Albany Times Union (Sunday)

The George Floyd protest krump that went viral

Body language carries shared humanity that needs no translatio­n

- By Sarah L. Kaufman The Washington Post

Jo’artis Ratti is sure he looked intimidati­ng to the police officers who were suddenly confronted by his agitated dancing at a California protest Sunday.

“I’m 210 pounds,” Ratti said. “I have tattoos on my neck. I don’t have a passive energy. I’m very enthusiast­ic. And I know this looks unfamiliar.”

So at the demonstrat­ion in Santa Monica, after he’d jabbed the air and flung his arms open, after he’d stomped his feet and thrust his broadly muscled chest forward, unmistakab­ly telegraphi­ng defiance, confidence and strength, Ratti, 35, stopped and said to his wary audience in riot gear: “Bro, I’m here for peace.”

Video of Ratti’s astonishin­gly vigorous display quickly went viral, generating admiration as well as confusion. Some commenters were as baffled as the police: What was going on here?

Ratti, who goes by Big Mijo in dance circles, was krumping. He’s one of the founders of this hard-hitting competitiv­e street dance from South Central Los Angeles. It arose in the 1990s and early 2000s as a corporeal art that channels life in black and brown communitie­s after the Rodney King riots, amid police and gang violence, poverty and drugs. Krump is characteri­zed by outsized muscular attack, far more aggressive than hip-hop. Dancers can look like they’re undergoing uncontroll­able spasms, or that their bodies are flying apart one moment, snapping back together the next. Throughout fierce bursts of energy and raw emotional displays, the top dancers’ muscles are so finely controlled, it looks like video trickery is involved.

Mainstream culture was quick to spot the entertainm­ent potential of krump. Madonna, Mariah Carey and Beyoncé have taken krump dancers, including Ratti, on tour, and he and fellow dancers appeared in David Lachapelle’s beautifull­y made, well-regarded 2005 documentar­y on krump, “Rize.”

But as krump has journeyed from the streets to screens and stages, it remains a protest art. And that’s why Ratti used it to improvise on a lifetime of rage and despair within a few feet of a police line.

The result is one of the most poignant images to come out of the past week of protests over the killing of George Floyd by Minneapoli­s police — and the story behind Ratti’s dancing, and what followed, is just as poignant.

What’s initially striking in the videos is the brawly look of Ratti’s body language. He lifts his arms and thrusts a fist, but it hits nothing, breaks nothing and it isn’t meant to. The pantomime of head-butting and jabbing, with moments when his whole body crumples as if in grief, lasts mere seconds. Every gesture is sharp but evanescent, vanishing as quickly as it takes shape. This is a man palpably baring his pain, anger and rebellious­ness, and then holding his peace.

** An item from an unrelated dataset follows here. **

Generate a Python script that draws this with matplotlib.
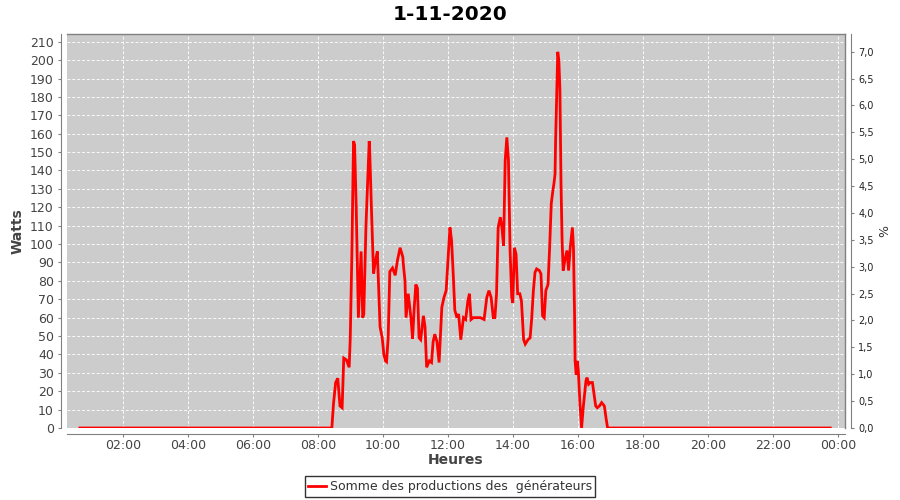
import matplotlib
matplotlib.use("Agg")
import matplotlib.pyplot as plt
from matplotlib.ticker import FuncFormatter, MultipleLocator

# heures (HH:MM) et puissance (W)
heures = ["00:41", "08:26", "08:29", "08:33", "08:37", "08:41", "08:45", "08:48",
          "08:53", "08:58", "09:00", "09:03", "09:06", "09:08", "09:11", "09:15",
          "09:20", "09:23", "09:25", "09:29", "09:35", "09:36", "09:39", "09:43",
          "09:46", "09:50", "09:52", "09:55", "09:59", "10:02", "10:05", "10:07",
          "10:10", "10:13", "10:18", "10:23", "10:27", "10:32", "10:37", "10:38",
          "10:41", "10:43", "10:47", "10:52", "10:55", "10:58", "11:01", "11:04",
          "11:07", "11:10", "11:15", "11:18", "11:21", "11:26", "11:30", "11:33",
          "11:36", "11:40", "11:44", "11:49", "11:53", "11:57", "12:00", "12:04",
          "12:07", "12:10", "12:13", "12:17", "12:20", "12:24", "12:29", "12:33",
          "12:37", "12:40", "12:43", "12:47", "13:00", "13:07", "13:12", "13:16",
          "13:20", "13:24", "13:27", "13:30", "13:33", "13:37", "13:40", "13:43",
          "13:46", "13:49", "13:52", "13:55", "13:58", "14:00", "14:03", "14:06",
          "14:09", "14:13", "14:16", "14:20", "14:23", "14:28", "14:32", "14:35",
          "14:38", "14:41", "14:44", "14:49", "14:52", "14:55", "14:58", "15:01",
          "15:05", "15:08", "15:11", "15:14", "15:16", "15:18", "15:19", "15:23",
          "15:25", "15:27", "15:29", "15:31", "15:33", "15:36", "15:40", "15:43",
          "15:46", "15:50", "15:52", "15:54", "15:55", "15:57", "15:59", "16:01",
          "16:04", "16:07", "16:10", "16:15", "16:17", "16:20", "16:23", "16:27",
          "16:30", "16:33", "16:36", "16:40", "16:44", "16:49", "16:52", "16:55",
          "23:46"]
watts = [0, 0, 13, 24.7, 27, 12, 11, 38,
         37, 33, 49, 95, 156, 154, 120, 60,
         96, 60, 62, 110, 156, 150, 120, 84,
         90, 96, 80, 55, 49, 40, 36.5, 36,
         49, 85, 87, 83, 91, 98, 93, 89,
         80, 60, 73, 60, 48.5, 65, 78, 76,
         49, 48, 61, 55, 33, 36.5, 35.6, 47,
         51, 47, 35.6, 65.6, 71, 74.7, 89, 109,
         102, 84, 64, 60, 62, 48, 60, 59,
         69, 73, 59, 60, 60, 59, 71, 74.7,
         71, 60, 60, 73, 109, 114.6, 109, 99,
         145.5, 158, 145.5, 96.5, 71, 68, 98, 94.6,
         73, 73, 69, 48, 45.6, 48, 49, 60,
         74.7, 84.6, 86.5, 85.6, 83.8, 61, 60, 74.7,
         78, 98, 122, 129, 133, 138, 156, 204.5,
         200, 184, 133, 102, 85.6, 91, 96.5, 85.6,
         98, 109, 98, 62, 36.5, 29, 36.5, 31,
         13, 0, 11, 25.6, 27.4, 23.8, 24.7, 24.7,
         18.4, 12, 11, 12, 13.8, 12, 5.6, 0,
         0]

x_ticks = [2, 4, 6, 8, 10, 12, 14, 16, 18, 20, 22, 24]
pct_ticks = [0, 0.5, 1, 1.5, 2, 2.5, 3, 3.5, 4, 4.5, 5, 5.5, 6, 6.5, 7]

t = [int(h[:2]) + int(h[3:]) / 60 for h in heures]

fig = plt.figure(figsize=(9, 5), dpi=100)
ax = fig.add_axes([67 / 900, 72 / 500, 778 / 900, 394 / 500])
ax.set_facecolor("#cccccc")

ax.plot(t, watts, color="#ff0000", lw=2, label="Somme des productions des  générateurs",
        solid_joinstyle="miter", zorder=3)

ax.set_xlim(0.286, 24.22)
ax.set_ylim(0, 214.2)
ax.set_xticks(x_ticks)
ax.xaxis.set_major_formatter(FuncFormatter(lambda v, p: "%02d:00" % (int(round(v)) % 24)))
ax.yaxis.set_major_locator(MultipleLocator(10))
ax.grid(True, color="white", ls=(0, (3, 2)), lw=0.7, alpha=0.9)

for s in ["top", "right"]:
    ax.spines[s].set_color("#808080")
    ax.spines[s].set_linewidth(1)
for s in ["left", "bottom"]:
    ax.spines[s].set_position(("outward", 4))
    ax.spines[s].set_color("#808080")
ax.tick_params(colors="#808080", labelcolor="#444444", labelsize=9, length=2)
ax.tick_params(axis="x", pad=2)

ax.set_xlabel("Heures", fontsize=10, fontweight="bold", color="#444444", labelpad=1)
ax.set_ylabel("Watts", fontsize=10, fontweight="bold", color="#444444", labelpad=4)

ax2 = ax.twinx()
ax2.set_ylim(0, 7.33)
ax2.set_yticks(pct_ticks)
ax2.yaxis.set_major_formatter(FuncFormatter(lambda v, p: ("%.1f" % v).replace(".", ",")))
ax2.tick_params(colors="#808080", labelcolor="#222222", labelsize=7, length=2)
for s in ["top", "left", "bottom"]:
    ax2.spines[s].set_visible(False)
ax2.spines["right"].set_position(("outward", 4))
ax2.spines["right"].set_color("#808080")
ax2.set_ylabel("%", fontsize=9, color="#333333", labelpad=3)

fig.suptitle("1-11-2020", fontsize=14.5, fontweight="bold", y=0.99)

leg = fig.legend(loc="lower center", bbox_to_anchor=(0.5, 0.0), ncol=1, fontsize=9,
                 frameon=True, fancybox=False, edgecolor="black", handlelength=1.4,
                 handletextpad=0.3, borderpad=0.3, borderaxespad=0.25)
leg.get_frame().set_linewidth(1)
for txt in leg.get_texts():
    txt.set_color("#333333")

fig.savefig("out.png", dpi=100)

Then there’s the immensity of the barrier that Ratti is up against — armed law enforcemen­t — and the futility of one fragile and vulnerably positioned person trying to communicat­e with it, even with a fellow dancer, his friend Samantha Donohue, buckling and stomping next to him.

Powerful choreograp­hy such as this is happening across the country and beyond. Where demonstrat­ors have gathered in Floyd’s name to decry racism and police brutality, the streets have become dance floors. Protesters are tapping into dance’s power as an act of rebellion as well as connection, a way to express ineffable emotions and share those emotions with others.

“There aren’t a lot of masculine men who dance,” Ratti said in a phone interview from North Hollywood, “and that’s what keeps me motivated to do it. To show people that you can let your guard down and be vulnerable through art.”

In Puerto Rico, protesters have launched into rippling bomba moves, rooted in the island’s slave history. In New Zealand, groups have performed the Haka, an ancient Maori war dance of forceful pride and unity.

And at a Newark demonstrat­ion, a police officer gently rolled his arms and shuffled his feet to the beat of the music as he wordlessly invited children into his dance. One little girl accepted — and upped the ante by dropping into splits. Everyone cheered.

All of these dances, so vastly different, hook us in the same way. They tell a story through visceral means that need no translatio­n. We see what inclusion looks like in the Newark officer’s beckoning gesture. What self-confidence and assertiven­ess look like in a child throwing down a killer move. Even those who’ve never heard of krump can feel the anger, distress and courage in Ratti’s actions. In these spontaneou­s displays we recognize our own behaviors of defiance and triumph.